2.1.2.4 Kriteria Pemeriksaan Pajak
Menurut Ilyas dan Wicaksono (2015:34) :
Terdapat 2 (dua) kriteria yang merupakan alasan dilakukannya pemeriksaan
untuk menguji kepatuhan pemenuhan kewajiban perpajakan yaitu Pemeriksaan
Rutin dan Pemeriksaan Khusus. Selain itu terdapat 1 (satu) lagi kriteria
pemeriksaan yaitu Pemeriksaan Tujuan Lain.
1. “ Pemeriksaan Rutin
Pemeriksaan Rutin adalah pemeriksaan yang dilakukan sehubungan
dengan pemenuhan hak dan/atau pelaksanaan kewajiban perpajakan
Wajib Pajak. Adapun Pemeriksaan Rutin meliputi :
a. Wajib Pajak menyampaikan SPT Tahunan PPh yang menyatakan
lebih bayar restitusi (SPT Tahunan PPh Lebih Bayar Restitusi)
sebagaimana dimaksud dalam :
1) Pasal 17B Undang-Undang KUP atau
2) Pasal 17C Undang-Undang KUP tetapi memilih untuk tidak
dilakukan pengembalian dengan SKPPKP dan meminta untuk
direstitusikan, atau tidak dapat diberikan pengembalian dengan
SKPPKP
34
b. Wajib Pajak menyampaikan SPT Masa PPN yang menyatakan lebih
bayar restitusi (SPT Masa PPN Lebih Bayar Restitusi) sebagimana
dimaksud dalam :
1) Pasal 17 B Undang-Undang KUP atau
2) Pasal 17C Undang-Undang KUP tetapi memilih untuk dilakukan
pengembalian melalui prosedur biasa, atau tidak dapat diberikan
pengembalian dengan SKPPKP.
c. Wajib Pajak menyampaikan SPT Tahunan PPh atau SPT Masa PPN
yang menyatakan lebih bayar yang tidak disertai dengan
permohonan pengembalian kelebihan pembayaran pajak
sebagaimana dimaksud dalam Pasal 17 ayat (1) UU KUP;
d. Wajib Pajak menyampaikan SPT Masa PPN Lebih Bayar
Kompensasi;
e. Wajib Pajak yang telah diberikan pengembalian pendahuluan
kelebihan pembayaran pajak sebagaimana dimaksud dalam Pasal
17C dan Pasal 17D Undang-Undang KUP;
f. Wajib Pajak menyampaikan SPT yang menyatakan rugi;
g. Wajib Pajak melakukan penggabungan, peleburan, pemekaran,
likuidasi atau pembubaran usaha, atau Wajib Pajak orang pribadi
akan meninggalkan Indonesia untuk selama-lamanya dan
h. Wajib Pajak melakukan:
1) Perubahan tahun buku;
2) Perubahan metode pembukuan dan/atau
3) Penilaian kembali aktiva tetap.
2. Pemeriksaan Khusus
Pemeriksaan Khusus adalah pemeriksaan yang dilakukan terhadap
Wajib Pajak yang berdasarkan hasil analisis risiko secara manual atau
secara komputerisasi menunjukkan adanya indikasi ketidakpatuhan
kewajiban perpajakan. Adapun ketentuan terkait dengan Pemeriksaan
Khusus adalah sebgai berikut:
a. Pemeriksaan Khusus merupakan pemeriksaan yang dilakukan
terhadap Wajib Pajak berdasarkan analisis risiko.
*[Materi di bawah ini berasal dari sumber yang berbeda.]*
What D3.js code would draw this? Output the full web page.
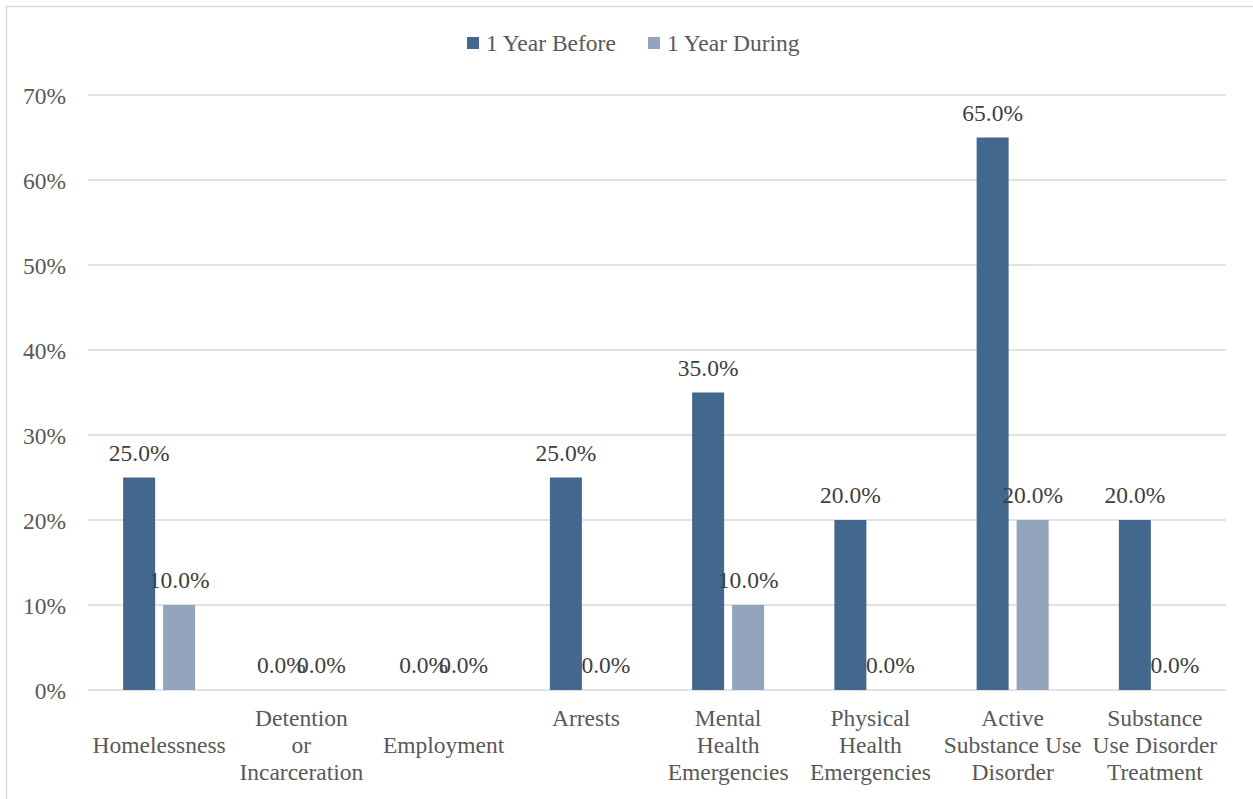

b. Terhadap Wajib Pajak yang tidak memenuhi kriteria Pemeriksaan
Rutin, dapat dilakukan Pemeriksaan Khusus.
c. Analisis risiko adalah kegiatan yang dilakukan untuk menilai tingkat
ketidakpatuhan Wajib Pajak yang mengindikasikan potensi
penerimaan pajak.
d. Analisis risiko dibuat dengan mendasarkan pada profil Wajib Pajak
dan/atau data internal lainnya serta memanfaatkan data eksternal
baik secara manual maupun berdasarkan kriteria seleksi berbasis
risiko secara komputerisasi.
e. Pemeriksaan Khusus dilakukan dengan jenis Pemeriksaan
Lapangan.
f. Pemeriksaan Khusus dilakukan dengan alasan:
35
1) Persetujuan Kepala Kantor Wilayah Direktorat Jenderal Pajak;
2) Instruksi Kepala Kantor Wilayah Direktorat Jenderal Pajak;
3) Instruksi Direktur Pemeriksaan dan Penagihan.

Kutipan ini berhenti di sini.